Four years after the 1979 revolution, discord within the ruling People's Revolutionary Government resulted in the death of Prime Minister Maurice Bishop and others, and provided the pretext for the US assault on the Eastern Caribbean island 6 days later.
The 17 who were jailed for their role in the coup included Deputy Prime Minister Bernard Coard and his wife, Education Minister Phyllis Coard. Phyllis Coard was released in 2000, and 3 others in 2006. Following the Privy Council ruling the remaining defendants had their sentences reduced from life to 30 years. They are expected to be released by 2010.
The 1979 revolution, led by the New Jewel Movement, overthrew the brutal dictatorship of Eric Gairy and introduced a left-leaning programme of social and economic reform which was widely welcomed by Grenadians, but which immediately aroused the hostility of the United States.

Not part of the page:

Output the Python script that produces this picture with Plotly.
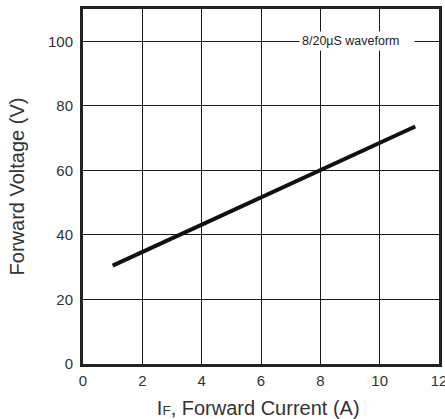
import plotly.graph_objects as go

current_a = [1.0, 11.2]
voltage_v = [30.5, 73.6]
x_ticks = [0, 2, 4, 6, 8, 10, 12]
y_ticks = [0, 20, 40, 60, 80, 100]
note_text = "8/20µS waveform"
x_title = "I<span style='font-size:13.5px'>F</span>, Forward Current (A)&nbsp;"
y_title = "Forward Voltage (V)"

fig = go.Figure()
fig.add_trace(go.Scatter(x=current_a, y=voltage_v, mode="lines",
                         line=dict(color="#111111", width=4), showlegend=False,
                         hoverinfo="skip"))

fig.add_annotation(x=9.24, y=100, text=note_text, showarrow=False,
                   bgcolor="white", font=dict(size=12.5, color="#222222"),
                   width=110, align="left", borderpad=2)

fig.update_layout(
    width=445, height=419,
    margin=dict(l=83, r=6, t=9, b=55),
    paper_bgcolor="white", plot_bgcolor="white",
    font=dict(family="Liberation Sans, Arial, sans-serif", color="#333333"),
)
fig.update_xaxes(range=[0, 12], tickvals=x_ticks, ticktext=[str(v) for v in x_ticks],
                 showgrid=True, gridcolor="#1a1a1a", gridwidth=1,
                 showline=True, linecolor="#222222", linewidth=3, mirror=True,
                 zeroline=False, ticks="", ticklabelstandoff=1, automargin=False,
                 ticklabeloverflow="allow",
                 tickfont=dict(size=15, color="#333333"),
                 title=dict(text=x_title, font=dict(size=20, color="#333333"), standoff=13))
fig.update_yaxes(range=[0, 110], tickvals=y_ticks, ticktext=[str(v) for v in y_ticks],
                 showgrid=True, gridcolor="#1a1a1a", gridwidth=1,
                 showline=True, linecolor="#222222", linewidth=3, mirror=True,
                 zeroline=False, ticks="", ticklabelstandoff=4, automargin=False,
                 ticklabeloverflow="allow",
                 tickfont=dict(size=15, color="#333333"),
                 title=dict(text=y_title, font=dict(size=20, color="#333333"), standoff=18))

fig.write_html("out.html", config={"displayModeBar": False},
               post_script="document.body.style.margin='0';")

US antipathy was heightened by Cuban support for the Bishop government.
The invasion wiped away all traces of the revolution, leaving the small island (population 90,000) dependent on its vulnerable cash crop exports of cocoa, nutmeg and bananas. An American promise to generate untold wealth through a massive increase in nutmeg exports came to nothing.
More recent US intervention has made things worse. Following abolition of the quota system which guaranteed it priority access to the UK market, the Grenada banana industry is in serious decline. The WTO ruling which ended the system was made under pressure from the big North American fruit companies, which resented the tiny fraction of the world market from which the quota system excluded them.
The precise details of the political differences within the PRG which lead to the coup have never been made public. Perhaps, in 2010, the story will at last be told.